The fiduciary discussion also raises the question of just how far the standard should extend. For instance, many planning and investment management firms I know are adamant about the importance of the fiduciary standard as it extends to the advice that they deliver their clients. Yet many of those same firms who manage investments on behalf of their clients do not routinely do a proactive analysis of the proxy votes for the securities held on behalf of those clients (not to mention actually voting the proxies in the first place). Yet as Bogle and so-called “pay czar” Kenneth Feinberg pointed out, the failure of investment managers and institutions to regularly vote their proxies has allowed a wide range of corporate governance problems to persist, from inactive boards that let a company run wild to boards that set unreasonable compensation and incentive arrangements for their CEOs and then wonder what happened when the company got off track.
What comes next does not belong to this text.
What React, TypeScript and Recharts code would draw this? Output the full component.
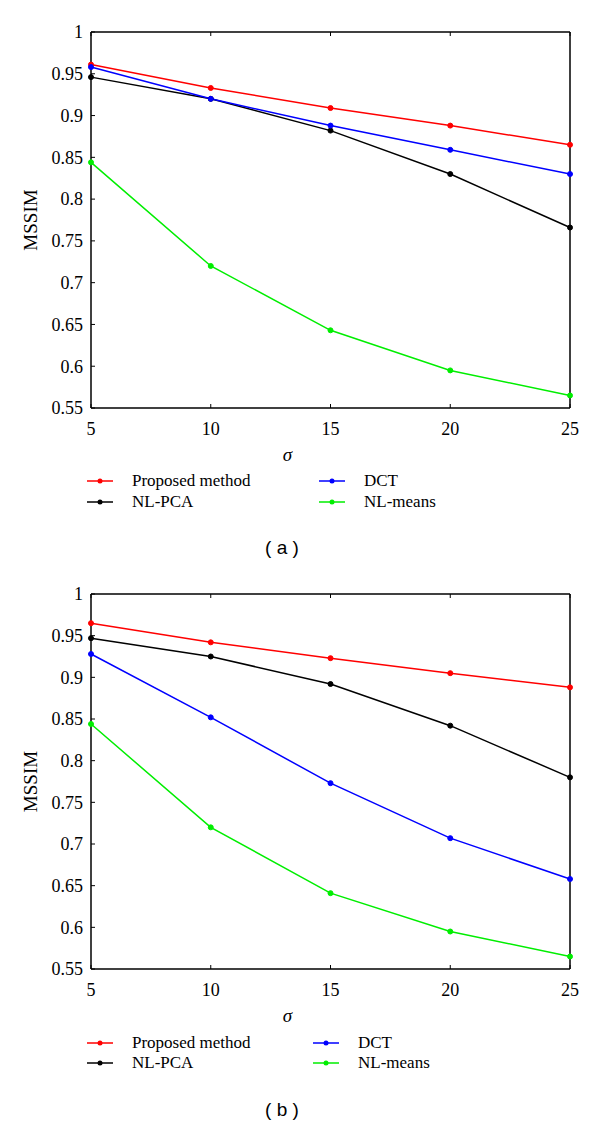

If you’re willing to advocate for a universal fiduciary standard as it applies to advice, are you also willing to do the research necessary to handle proxy voting for all of your clients’ investments?
So what do you think? Just how broadly should the fiduciary standard apply? How broadly can it be effectively enforced? What other aspects of fiduciary impacts financial planners beyond the raw delivery of financial advice itself? Are we as planners prepared to face all aspects of fiduciary (e.g., proxy voting), and not just regarding advice itself?